SQLAlchemy and multiple joins

If you have a complicated database scheme and you need to fetch data using multiple nested joins then you can encounter performance issues if you use SQLAlchemy incorrectly.

The query I wanted to do looked like this

select * from Wanted_Table join Table_A_1 on <...> join Table_A_2 on <...> join Table_A_final on <...> join Table_A_1 on <...> join Table_B_final on <...> join Table_C_1 on <...> join Table_C_final join Table_A_final on <...> join Table_B_final on <...> join Table_C_final on <...> where <some_clause>

Looks insane, right? Fortunately, Postgresql can handle this monstrous query but when I tried to execute it from Python+SQLAlchemy the query execution time was much longer when I used joinedload()
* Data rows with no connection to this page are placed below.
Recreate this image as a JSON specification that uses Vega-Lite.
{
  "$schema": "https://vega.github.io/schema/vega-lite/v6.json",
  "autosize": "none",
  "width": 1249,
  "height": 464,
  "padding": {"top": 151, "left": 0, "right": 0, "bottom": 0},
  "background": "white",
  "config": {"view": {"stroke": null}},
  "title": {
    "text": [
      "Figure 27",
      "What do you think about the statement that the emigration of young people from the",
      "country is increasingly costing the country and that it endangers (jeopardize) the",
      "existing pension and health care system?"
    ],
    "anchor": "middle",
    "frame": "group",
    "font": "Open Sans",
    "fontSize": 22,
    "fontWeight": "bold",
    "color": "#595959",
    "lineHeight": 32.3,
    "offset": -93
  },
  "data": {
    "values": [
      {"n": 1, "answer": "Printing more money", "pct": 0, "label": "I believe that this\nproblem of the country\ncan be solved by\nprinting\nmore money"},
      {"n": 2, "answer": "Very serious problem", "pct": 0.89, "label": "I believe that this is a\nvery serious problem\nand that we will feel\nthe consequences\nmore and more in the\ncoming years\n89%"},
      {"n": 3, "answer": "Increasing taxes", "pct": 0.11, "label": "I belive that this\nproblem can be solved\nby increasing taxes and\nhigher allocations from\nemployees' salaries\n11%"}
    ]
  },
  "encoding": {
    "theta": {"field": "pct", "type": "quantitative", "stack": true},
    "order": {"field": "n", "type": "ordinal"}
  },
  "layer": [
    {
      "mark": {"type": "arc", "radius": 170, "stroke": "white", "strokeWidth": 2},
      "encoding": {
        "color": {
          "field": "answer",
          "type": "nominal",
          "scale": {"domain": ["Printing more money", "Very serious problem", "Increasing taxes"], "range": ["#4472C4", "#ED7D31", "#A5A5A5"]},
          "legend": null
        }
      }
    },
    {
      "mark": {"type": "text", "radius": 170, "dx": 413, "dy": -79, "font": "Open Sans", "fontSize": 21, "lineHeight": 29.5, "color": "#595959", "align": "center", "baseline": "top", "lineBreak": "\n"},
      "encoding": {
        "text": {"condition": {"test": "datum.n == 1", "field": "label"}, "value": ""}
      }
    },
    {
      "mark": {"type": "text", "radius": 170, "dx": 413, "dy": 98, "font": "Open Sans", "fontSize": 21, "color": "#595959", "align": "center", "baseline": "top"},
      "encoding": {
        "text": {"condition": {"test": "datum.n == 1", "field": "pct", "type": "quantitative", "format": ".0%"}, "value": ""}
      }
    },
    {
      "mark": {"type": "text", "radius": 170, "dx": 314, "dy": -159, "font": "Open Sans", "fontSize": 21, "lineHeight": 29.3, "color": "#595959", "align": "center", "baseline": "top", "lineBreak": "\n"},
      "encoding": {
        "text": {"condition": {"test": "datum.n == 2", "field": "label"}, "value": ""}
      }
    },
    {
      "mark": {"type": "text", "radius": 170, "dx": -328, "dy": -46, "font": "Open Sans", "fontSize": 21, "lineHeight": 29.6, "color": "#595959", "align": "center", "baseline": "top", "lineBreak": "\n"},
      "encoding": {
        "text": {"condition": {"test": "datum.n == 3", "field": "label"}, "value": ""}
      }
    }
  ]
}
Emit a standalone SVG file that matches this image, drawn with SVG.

Thanks to EvaSDK and agronholm from sqlalchemy IRC channel, I managed to speed it up using subqueryload() for tables that appears more than once in the query. Finally, my query became this

results_cursor = session.query(Wanted_Table) \
.options(joinedload(Table_A_1).joinedload(Table_A_2).subqueryload(Table_A_final)) \ .options(joinedload(Table_A_1).subqueryload(Table_B_final)) \
.options(joinedload(Table_C_1).subqueryload(Table_C_final)) \
.options(subqueryload(Table_A_final)) \
.options(subqueryload(Table_B_final)) \
.options(subqueryload(Table_C_final)) \

The issue is that despite Postgresql is optimized for executing single complex query faster that several small queries, SQLAlchemy have some problems due to data transferring and mapping results to Python objects. Multiple joins of the same table make SQLAlchemy looking for duplicates and it happens really slow.

This page contains good explanation about difference between joins in SQLAlchemy so if you have some problems with joins execution time try these suggestions first.